» DATA EXTRACT:

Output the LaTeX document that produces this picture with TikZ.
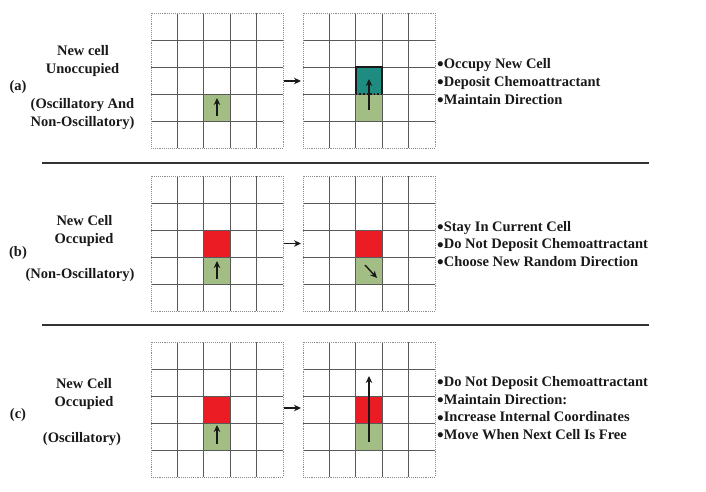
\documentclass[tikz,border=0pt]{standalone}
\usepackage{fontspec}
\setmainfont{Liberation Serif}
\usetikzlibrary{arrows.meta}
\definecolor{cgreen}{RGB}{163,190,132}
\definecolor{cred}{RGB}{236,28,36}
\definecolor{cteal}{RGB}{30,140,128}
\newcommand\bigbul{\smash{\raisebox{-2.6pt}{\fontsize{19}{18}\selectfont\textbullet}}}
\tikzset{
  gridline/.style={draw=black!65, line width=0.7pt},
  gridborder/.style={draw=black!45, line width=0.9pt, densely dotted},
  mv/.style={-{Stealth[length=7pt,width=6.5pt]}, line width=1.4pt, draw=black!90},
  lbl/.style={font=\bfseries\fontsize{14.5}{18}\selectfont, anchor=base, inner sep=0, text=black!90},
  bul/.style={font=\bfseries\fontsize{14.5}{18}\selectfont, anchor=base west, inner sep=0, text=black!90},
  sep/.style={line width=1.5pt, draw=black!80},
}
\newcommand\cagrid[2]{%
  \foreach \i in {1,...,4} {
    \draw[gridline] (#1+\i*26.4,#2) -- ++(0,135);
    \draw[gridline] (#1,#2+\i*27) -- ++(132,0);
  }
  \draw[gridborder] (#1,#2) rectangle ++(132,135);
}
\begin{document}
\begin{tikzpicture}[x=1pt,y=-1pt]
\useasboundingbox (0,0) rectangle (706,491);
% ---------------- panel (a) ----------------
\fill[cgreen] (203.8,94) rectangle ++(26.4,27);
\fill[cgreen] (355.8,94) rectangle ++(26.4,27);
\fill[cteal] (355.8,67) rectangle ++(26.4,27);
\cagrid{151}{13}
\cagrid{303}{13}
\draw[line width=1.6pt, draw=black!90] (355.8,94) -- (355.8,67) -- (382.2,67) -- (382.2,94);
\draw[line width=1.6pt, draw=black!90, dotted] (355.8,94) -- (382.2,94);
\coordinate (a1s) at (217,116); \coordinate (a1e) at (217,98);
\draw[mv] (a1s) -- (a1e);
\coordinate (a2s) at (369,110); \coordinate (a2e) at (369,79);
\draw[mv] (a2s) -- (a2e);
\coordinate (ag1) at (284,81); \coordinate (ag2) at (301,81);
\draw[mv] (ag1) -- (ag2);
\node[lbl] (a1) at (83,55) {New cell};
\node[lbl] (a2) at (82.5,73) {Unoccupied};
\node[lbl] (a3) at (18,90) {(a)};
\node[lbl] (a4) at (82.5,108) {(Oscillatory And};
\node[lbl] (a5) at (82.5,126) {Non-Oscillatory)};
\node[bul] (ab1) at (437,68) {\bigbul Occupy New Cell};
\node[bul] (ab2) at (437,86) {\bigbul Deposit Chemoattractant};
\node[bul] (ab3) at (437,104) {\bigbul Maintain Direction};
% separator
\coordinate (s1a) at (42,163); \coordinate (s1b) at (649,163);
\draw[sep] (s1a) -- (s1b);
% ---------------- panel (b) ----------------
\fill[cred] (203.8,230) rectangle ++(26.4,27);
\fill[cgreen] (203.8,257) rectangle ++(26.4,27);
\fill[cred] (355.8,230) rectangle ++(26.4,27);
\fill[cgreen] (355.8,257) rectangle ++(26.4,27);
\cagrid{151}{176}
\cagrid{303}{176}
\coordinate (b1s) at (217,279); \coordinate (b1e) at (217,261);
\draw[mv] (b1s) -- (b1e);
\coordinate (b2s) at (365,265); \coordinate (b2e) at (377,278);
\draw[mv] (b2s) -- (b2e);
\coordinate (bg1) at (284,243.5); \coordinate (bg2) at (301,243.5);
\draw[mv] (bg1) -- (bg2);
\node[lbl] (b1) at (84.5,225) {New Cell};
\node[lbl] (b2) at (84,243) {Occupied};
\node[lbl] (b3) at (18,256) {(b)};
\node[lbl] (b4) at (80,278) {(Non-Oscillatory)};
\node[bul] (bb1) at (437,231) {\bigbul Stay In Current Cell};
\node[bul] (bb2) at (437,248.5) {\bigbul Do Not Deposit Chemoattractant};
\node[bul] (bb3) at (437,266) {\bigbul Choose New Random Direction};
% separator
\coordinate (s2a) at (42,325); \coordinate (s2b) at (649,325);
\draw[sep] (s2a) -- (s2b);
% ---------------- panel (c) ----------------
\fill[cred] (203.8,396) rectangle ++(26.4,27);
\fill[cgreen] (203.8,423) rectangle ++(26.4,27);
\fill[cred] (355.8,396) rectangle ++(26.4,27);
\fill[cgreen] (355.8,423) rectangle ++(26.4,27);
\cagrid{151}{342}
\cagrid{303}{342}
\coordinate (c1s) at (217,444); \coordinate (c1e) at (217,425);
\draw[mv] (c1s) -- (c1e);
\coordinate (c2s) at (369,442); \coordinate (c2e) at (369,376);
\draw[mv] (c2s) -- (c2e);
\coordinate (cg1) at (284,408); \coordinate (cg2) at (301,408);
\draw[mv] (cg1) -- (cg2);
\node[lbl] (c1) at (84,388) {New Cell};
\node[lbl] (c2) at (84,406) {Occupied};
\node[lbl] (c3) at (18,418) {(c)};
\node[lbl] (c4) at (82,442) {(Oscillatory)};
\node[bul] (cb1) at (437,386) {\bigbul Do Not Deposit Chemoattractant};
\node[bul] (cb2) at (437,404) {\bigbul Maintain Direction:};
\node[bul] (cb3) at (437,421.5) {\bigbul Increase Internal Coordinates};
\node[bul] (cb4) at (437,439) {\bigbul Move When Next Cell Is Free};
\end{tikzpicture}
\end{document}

» DESCRIPTION OF THE TASK: Omit the pictures, then quote the rest of the material above exactly.

» RESULT:
Output the LaTeX document that produces this picture with TikZ.
\documentclass[tikz,border=0pt]{standalone}
\usepackage{fontspec}
\setmainfont{Liberation Serif}
\usetikzlibrary{arrows.meta}
\definecolor{cgreen}{RGB}{163,190,132}
\definecolor{cred}{RGB}{236,28,36}
\definecolor{cteal}{RGB}{30,140,128}
\newcommand\bigbul{\smash{\raisebox{-2.6pt}{\fontsize{19}{18}\selectfont\textbullet}}}
\tikzset{
  gridline/.style={draw=black!65, line width=0.7pt},
  gridborder/.style={draw=black!45, line width=0.9pt, densely dotted},
  mv/.style={-{Stealth[length=7pt,width=6.5pt]}, line width=1.4pt, draw=black!90},
  lbl/.style={font=\bfseries\fontsize{14.5}{18}\selectfont, anchor=base, inner sep=0, text=black!90},
  bul/.style={font=\bfseries\fontsize{14.5}{18}\selectfont, anchor=base west, inner sep=0, text=black!90},
  sep/.style={line width=1.5pt, draw=black!80},
}
\newcommand\cagrid[2]{%
  \foreach \i in {1,...,4} {
    \draw[gridline] (#1+\i*26.4,#2) -- ++(0,135);
    \draw[gridline] (#1,#2+\i*27) -- ++(132,0);
  }
  \draw[gridborder] (#1,#2) rectangle ++(132,135);
}
\begin{document}
\begin{tikzpicture}[x=1pt,y=-1pt]
\useasboundingbox (0,0) rectangle (706,491);
% ---------------- panel (a) ----------------
\fill[cgreen] (203.8,94) rectangle ++(26.4,27);
\fill[cgreen] (355.8,94) rectangle ++(26.4,27);
\fill[cteal] (355.8,67) rectangle ++(26.4,27);
\cagrid{151}{13}
\cagrid{303}{13}
\draw[line width=1.6pt, draw=black!90] (355.8,94) -- (355.8,67) -- (382.2,67) -- (382.2,94);
\draw[line width=1.6pt, draw=black!90, dotted] (355.8,94) -- (382.2,94);
\coordinate (a1s) at (217,116); \coordinate (a1e) at (217,98);
\draw[mv] (a1s) -- (a1e);
\coordinate (a2s) at (369,110); \coordinate (a2e) at (369,79);
\draw[mv] (a2s) -- (a2e);
\coordinate (ag1) at (284,81); \coordinate (ag2) at (301,81);
\draw[mv] (ag1) -- (ag2);
\node[lbl] (a1) at (83,55) {New cell};
\node[lbl] (a2) at (82.5,73) {Unoccupied};
\node[lbl] (a3) at (18,90) {(a)};
\node[lbl] (a4) at (82.5,108) {(Oscillatory And};
\node[lbl] (a5) at (82.5,126) {Non-Oscillatory)};
\node[bul] (ab1) at (437,68) {\bigbul Occupy New Cell};
\node[bul] (ab2) at (437,86) {\bigbul Deposit Chemoattractant};
\node[bul] (ab3) at (437,104) {\bigbul Maintain Direction};
% separator
\coordinate (s1a) at (42,163); \coordinate (s1b) at (649,163);
\draw[sep] (s1a) -- (s1b);
% ---------------- panel (b) ----------------
\fill[cred] (203.8,230) rectangle ++(26.4,27);
\fill[cgreen] (203.8,257) rectangle ++(26.4,27);
\fill[cred] (355.8,230) rectangle ++(26.4,27);
\fill[cgreen] (355.8,257) rectangle ++(26.4,27);
\cagrid{151}{176}
\cagrid{303}{176}
\coordinate (b1s) at (217,279); \coordinate (b1e) at (217,261);
\draw[mv] (b1s) -- (b1e);
\coordinate (b2s) at (365,265); \coordinate (b2e) at (377,278);
\draw[mv] (b2s) -- (b2e);
\coordinate (bg1) at (284,243.5); \coordinate (bg2) at (301,243.5);
\draw[mv] (bg1) -- (bg2);
\node[lbl] (b1) at (84.5,225) {New Cell};
\node[lbl] (b2) at (84,243) {Occupied};
\node[lbl] (b3) at (18,256) {(b)};
\node[lbl] (b4) at (80,278) {(Non-Oscillatory)};
\node[bul] (bb1) at (437,231) {\bigbul Stay In Current Cell};
\node[bul] (bb2) at (437,248.5) {\bigbul Do Not Deposit Chemoattractant};
\node[bul] (bb3) at (437,266) {\bigbul Choose New Random Direction};
% separator
\coordinate (s2a) at (42,325); \coordinate (s2b) at (649,325);
\draw[sep] (s2a) -- (s2b);
% ---------------- panel (c) ----------------
\fill[cred] (203.8,396) rectangle ++(26.4,27);
\fill[cgreen] (203.8,423) rectangle ++(26.4,27);
\fill[cred] (355.8,396) rectangle ++(26.4,27);
\fill[cgreen] (355.8,423) rectangle ++(26.4,27);
\cagrid{151}{342}
\cagrid{303}{342}
\coordinate (c1s) at (217,444); \coordinate (c1e) at (217,425);
\draw[mv] (c1s) -- (c1e);
\coordinate (c2s) at (369,442); \coordinate (c2e) at (369,376);
\draw[mv] (c2s) -- (c2e);
\coordinate (cg1) at (284,408); \coordinate (cg2) at (301,408);
\draw[mv] (cg1) -- (cg2);
\node[lbl] (c1) at (84,388) {New Cell};
\node[lbl] (c2) at (84,406) {Occupied};
\node[lbl] (c3) at (18,418) {(c)};
\node[lbl] (c4) at (82,442) {(Oscillatory)};
\node[bul] (cb1) at (437,386) {\bigbul Do Not Deposit Chemoattractant};
\node[bul] (cb2) at (437,404) {\bigbul Maintain Direction:};
\node[bul] (cb3) at (437,421.5) {\bigbul Increase Internal Coordinates};
\node[bul] (cb4) at (437,439) {\bigbul Move When Next Cell Is Free};
\end{tikzpicture}
\end{document}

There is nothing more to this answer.